The two child performers are absolutely sensational. 13 year old Lilla Crawford plays Little Red Riding Hood like an old pro, completely stealing that first scene in the Bakers’ shop, as she discovers and devours cookies with the efficiency of a heat-seeking missile. When she’s interacting with the other main characters she’s equally as assured as the most experienced of actors. Similarly, 15 year old Daniel Huttlestone, who both warmed and broke your heart as Gavroche in Les Miserables, takes to Jack as a duck to water with his fine singing voice and confident cheeky personality. Anna Kendrick does a good job as the stereotypical Cinderella, putting up with the cruelty of her step-sisters and falling in love with the Prince, but with the added dimension of the role’s darker dénouement too.
One of the best scenes in the film was the song Agony, performed by Chris Pine as Cinderella’s Prince and Billy Magnussen as Rapunzel’s Prince, each trying to out-prince each other as their duet gets progressively wetter, the further into a rocky waterfall they blunder. Both suitors are really well cast, Mr Pine having the terrific line about only being trained to be charming, not sincere; and Mr Magnussen doing a marvellously painful descent on Rapunzel’s hair. I confess, when Rapunzel’s tear dropped onto his eye and he could see again, my brain let out a huge soppy “awwwwww” – I just hope my mouth didn’t hear and follow suit. Mackenzie Mauzy is an excellent Rapunzel, changing from malleable daughter to being unable to forgive her mother – and under the circumstances why would you? – and Johnny Depp is a splendidly eerie and foppish wolf, planning main course and pudding before getting his own just desserts. Cinderella’s horrendous household is very amusingly portrayed by Tammy Blanchard and Lucy Punch as her villainous step-sisters and Christina Baranski as her brutally bossy stepmother (no Baron Hardup here).

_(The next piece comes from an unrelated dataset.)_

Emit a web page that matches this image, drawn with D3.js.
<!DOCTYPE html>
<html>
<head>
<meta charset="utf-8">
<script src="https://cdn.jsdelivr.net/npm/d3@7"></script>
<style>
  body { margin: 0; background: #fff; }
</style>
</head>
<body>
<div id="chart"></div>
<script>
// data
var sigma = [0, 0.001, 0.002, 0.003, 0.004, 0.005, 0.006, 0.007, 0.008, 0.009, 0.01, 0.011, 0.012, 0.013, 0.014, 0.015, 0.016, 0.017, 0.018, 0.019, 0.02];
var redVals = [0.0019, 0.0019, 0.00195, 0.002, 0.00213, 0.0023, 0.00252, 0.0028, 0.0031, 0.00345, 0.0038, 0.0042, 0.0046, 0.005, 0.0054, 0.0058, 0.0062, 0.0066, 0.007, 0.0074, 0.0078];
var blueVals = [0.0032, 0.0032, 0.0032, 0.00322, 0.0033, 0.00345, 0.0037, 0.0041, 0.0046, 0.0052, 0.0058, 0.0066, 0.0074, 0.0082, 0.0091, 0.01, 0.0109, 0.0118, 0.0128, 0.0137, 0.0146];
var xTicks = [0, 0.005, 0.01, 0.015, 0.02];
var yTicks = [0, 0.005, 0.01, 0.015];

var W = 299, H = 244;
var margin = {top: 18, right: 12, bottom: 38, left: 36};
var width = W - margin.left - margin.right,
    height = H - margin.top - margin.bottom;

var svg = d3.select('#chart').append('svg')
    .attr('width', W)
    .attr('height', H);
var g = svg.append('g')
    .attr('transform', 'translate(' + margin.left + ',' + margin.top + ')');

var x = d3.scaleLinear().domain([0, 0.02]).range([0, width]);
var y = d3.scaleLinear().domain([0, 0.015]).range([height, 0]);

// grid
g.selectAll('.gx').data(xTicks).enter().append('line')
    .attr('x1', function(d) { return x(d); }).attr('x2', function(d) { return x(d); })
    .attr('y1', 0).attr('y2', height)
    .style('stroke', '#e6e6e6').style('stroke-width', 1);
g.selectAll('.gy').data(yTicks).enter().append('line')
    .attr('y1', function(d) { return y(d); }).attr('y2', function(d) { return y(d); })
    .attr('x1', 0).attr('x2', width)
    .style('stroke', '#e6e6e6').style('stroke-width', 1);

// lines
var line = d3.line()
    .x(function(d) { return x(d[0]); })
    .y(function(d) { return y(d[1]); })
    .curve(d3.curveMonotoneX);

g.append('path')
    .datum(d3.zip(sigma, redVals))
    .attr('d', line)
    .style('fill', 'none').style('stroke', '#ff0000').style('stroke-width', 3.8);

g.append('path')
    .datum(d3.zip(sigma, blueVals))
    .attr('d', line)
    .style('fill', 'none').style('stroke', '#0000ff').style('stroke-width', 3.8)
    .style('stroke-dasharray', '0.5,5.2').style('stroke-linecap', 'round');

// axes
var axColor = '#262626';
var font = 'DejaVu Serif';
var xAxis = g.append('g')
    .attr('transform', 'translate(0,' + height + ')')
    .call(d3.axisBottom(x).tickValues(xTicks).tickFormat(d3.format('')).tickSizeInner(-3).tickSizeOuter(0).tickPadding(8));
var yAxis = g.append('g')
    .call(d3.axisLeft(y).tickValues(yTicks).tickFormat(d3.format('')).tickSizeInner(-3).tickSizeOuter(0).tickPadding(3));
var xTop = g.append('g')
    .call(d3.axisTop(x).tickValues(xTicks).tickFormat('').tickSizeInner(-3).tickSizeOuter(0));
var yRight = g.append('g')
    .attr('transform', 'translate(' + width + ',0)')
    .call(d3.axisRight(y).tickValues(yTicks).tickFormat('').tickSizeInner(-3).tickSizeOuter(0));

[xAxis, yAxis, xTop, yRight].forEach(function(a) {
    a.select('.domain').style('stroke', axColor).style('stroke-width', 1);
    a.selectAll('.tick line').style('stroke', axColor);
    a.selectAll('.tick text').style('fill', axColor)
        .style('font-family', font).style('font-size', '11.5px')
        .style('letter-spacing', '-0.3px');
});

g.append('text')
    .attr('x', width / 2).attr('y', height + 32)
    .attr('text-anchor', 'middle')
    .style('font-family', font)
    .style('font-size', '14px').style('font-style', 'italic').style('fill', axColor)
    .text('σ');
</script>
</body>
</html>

There’s also a lot of fun to be had spotting famous people in minor roles, like Annette Crosbie as Little Red Riding Hood’s granny, Frances de la Tour as the Giant’s wife, and Simon Russell Beale as the Baker’s father. But the biggest blast from the past – for me at least – was when Jack’s mother first appeared and I whispered to Mrs C “could that possibly be Tracey Ullman?” who I hadn’t seen since she was in Three of a Kind (whatever happened to David Copperfield) and since she drove away with Paul McCartney in the “They Don’t Know” video. And yes indeed it is Tracey Ullman and she gives a wonderfully warm and funny performance, with no care at all for the moralities of corporal punishment.

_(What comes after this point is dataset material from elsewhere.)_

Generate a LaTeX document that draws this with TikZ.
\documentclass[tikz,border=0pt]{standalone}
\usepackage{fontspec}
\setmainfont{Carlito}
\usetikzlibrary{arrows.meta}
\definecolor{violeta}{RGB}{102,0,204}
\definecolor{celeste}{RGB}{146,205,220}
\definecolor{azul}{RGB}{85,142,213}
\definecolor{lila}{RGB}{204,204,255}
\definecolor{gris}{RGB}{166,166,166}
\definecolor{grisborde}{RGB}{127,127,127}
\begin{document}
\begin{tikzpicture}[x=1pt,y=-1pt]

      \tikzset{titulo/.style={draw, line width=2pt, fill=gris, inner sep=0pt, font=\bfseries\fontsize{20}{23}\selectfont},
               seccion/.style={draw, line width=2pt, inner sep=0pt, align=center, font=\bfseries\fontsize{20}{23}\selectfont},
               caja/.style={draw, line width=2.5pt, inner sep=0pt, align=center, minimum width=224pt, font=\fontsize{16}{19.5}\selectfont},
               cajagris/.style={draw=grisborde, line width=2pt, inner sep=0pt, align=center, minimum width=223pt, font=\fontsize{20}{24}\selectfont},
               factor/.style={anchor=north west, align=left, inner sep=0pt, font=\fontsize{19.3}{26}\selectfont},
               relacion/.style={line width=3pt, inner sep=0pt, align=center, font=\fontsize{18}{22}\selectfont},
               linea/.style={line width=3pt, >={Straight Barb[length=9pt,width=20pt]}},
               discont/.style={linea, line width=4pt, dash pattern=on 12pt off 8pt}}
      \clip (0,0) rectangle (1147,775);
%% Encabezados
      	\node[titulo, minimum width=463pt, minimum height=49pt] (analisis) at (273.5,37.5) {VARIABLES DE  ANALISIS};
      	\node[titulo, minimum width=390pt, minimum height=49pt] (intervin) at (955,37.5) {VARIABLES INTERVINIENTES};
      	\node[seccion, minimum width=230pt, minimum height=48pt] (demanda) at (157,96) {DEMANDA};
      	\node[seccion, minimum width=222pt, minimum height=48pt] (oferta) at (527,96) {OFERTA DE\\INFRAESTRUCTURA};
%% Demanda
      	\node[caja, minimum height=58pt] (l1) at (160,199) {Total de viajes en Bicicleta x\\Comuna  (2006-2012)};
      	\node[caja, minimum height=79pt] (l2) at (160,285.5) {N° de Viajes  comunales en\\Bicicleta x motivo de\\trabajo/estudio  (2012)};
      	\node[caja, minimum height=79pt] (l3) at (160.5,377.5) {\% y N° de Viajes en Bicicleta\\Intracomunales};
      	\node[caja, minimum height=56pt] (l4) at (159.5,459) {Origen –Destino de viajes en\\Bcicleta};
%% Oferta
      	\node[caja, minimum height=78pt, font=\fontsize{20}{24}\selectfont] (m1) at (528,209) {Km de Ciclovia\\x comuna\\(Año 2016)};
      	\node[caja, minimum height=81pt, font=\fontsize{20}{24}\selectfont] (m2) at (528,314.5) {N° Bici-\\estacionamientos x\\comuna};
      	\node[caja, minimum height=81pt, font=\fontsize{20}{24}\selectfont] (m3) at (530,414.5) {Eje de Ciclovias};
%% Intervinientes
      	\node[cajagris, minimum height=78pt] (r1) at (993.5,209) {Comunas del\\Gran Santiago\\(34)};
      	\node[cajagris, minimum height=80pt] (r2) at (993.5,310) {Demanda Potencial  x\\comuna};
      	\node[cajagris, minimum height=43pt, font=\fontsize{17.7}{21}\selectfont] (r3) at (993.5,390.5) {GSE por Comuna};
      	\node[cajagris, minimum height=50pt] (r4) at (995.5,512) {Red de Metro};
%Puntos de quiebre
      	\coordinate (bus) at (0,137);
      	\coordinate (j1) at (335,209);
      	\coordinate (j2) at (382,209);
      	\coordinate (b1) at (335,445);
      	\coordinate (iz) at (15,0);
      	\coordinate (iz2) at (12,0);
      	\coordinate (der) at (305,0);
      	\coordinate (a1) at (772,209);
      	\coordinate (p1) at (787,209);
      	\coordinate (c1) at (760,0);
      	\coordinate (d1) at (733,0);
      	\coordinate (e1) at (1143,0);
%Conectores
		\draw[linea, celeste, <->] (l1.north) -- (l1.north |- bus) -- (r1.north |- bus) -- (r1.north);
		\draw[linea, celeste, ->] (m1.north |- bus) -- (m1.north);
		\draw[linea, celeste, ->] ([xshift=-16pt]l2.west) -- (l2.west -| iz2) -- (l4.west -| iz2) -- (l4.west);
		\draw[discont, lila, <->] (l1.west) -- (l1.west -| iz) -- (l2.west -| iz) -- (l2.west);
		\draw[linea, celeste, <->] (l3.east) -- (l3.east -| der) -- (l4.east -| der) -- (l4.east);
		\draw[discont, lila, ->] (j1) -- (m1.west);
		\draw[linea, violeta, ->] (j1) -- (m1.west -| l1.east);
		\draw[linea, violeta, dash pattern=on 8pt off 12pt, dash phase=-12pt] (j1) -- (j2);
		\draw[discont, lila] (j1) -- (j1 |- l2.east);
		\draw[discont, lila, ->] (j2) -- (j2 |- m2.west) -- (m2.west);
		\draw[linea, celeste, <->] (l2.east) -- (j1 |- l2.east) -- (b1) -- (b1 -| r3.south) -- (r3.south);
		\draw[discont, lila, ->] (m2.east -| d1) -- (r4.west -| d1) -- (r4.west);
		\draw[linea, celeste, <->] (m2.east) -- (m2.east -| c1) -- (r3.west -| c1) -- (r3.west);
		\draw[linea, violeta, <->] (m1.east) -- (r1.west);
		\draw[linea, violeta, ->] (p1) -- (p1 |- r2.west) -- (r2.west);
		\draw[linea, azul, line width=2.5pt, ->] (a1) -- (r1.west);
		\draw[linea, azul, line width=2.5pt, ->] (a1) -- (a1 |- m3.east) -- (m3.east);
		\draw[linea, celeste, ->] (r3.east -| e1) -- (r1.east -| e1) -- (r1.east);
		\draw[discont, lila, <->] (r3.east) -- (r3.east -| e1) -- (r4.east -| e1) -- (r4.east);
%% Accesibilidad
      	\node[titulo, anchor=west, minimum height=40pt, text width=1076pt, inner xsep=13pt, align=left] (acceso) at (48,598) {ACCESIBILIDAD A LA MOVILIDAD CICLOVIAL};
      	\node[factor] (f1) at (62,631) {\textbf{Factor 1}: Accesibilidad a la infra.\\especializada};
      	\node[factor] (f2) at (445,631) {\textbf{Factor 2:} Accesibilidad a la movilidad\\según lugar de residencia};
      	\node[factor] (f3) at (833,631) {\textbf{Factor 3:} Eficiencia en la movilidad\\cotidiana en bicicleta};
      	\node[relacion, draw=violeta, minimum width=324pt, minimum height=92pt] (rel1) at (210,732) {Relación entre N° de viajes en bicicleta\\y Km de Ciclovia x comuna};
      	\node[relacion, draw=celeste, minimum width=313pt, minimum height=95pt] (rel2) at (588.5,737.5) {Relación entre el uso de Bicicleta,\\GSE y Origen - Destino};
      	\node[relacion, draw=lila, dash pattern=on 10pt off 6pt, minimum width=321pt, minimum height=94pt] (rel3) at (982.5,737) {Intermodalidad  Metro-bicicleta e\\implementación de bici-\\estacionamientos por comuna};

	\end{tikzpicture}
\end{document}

Just like when we saw The Theory of Everything last week, my only criticism of the film is that it just goes on a bit too long. Mentally, I did something of a “switch-off” when the witch became beautiful and the bakers got their child. Maybe I’m just a happy ever after kind of person who didn’t need to see all these people’s worlds subsequently fall apart. In the stage production that’s just the end of Act One. Knowing me, I probably needed an interval. When it became clear there was still some distance to go the film just started to tire me. But it’s a bold man who tells Sondheim he’s got it wrong, and I wouldn’t dream of it. All in all it’s a really enjoyable film with great performances and a feast of splendour for the eyes and especially the ears. Making this film guarantees that the show will continue to delight audiences for generations to come.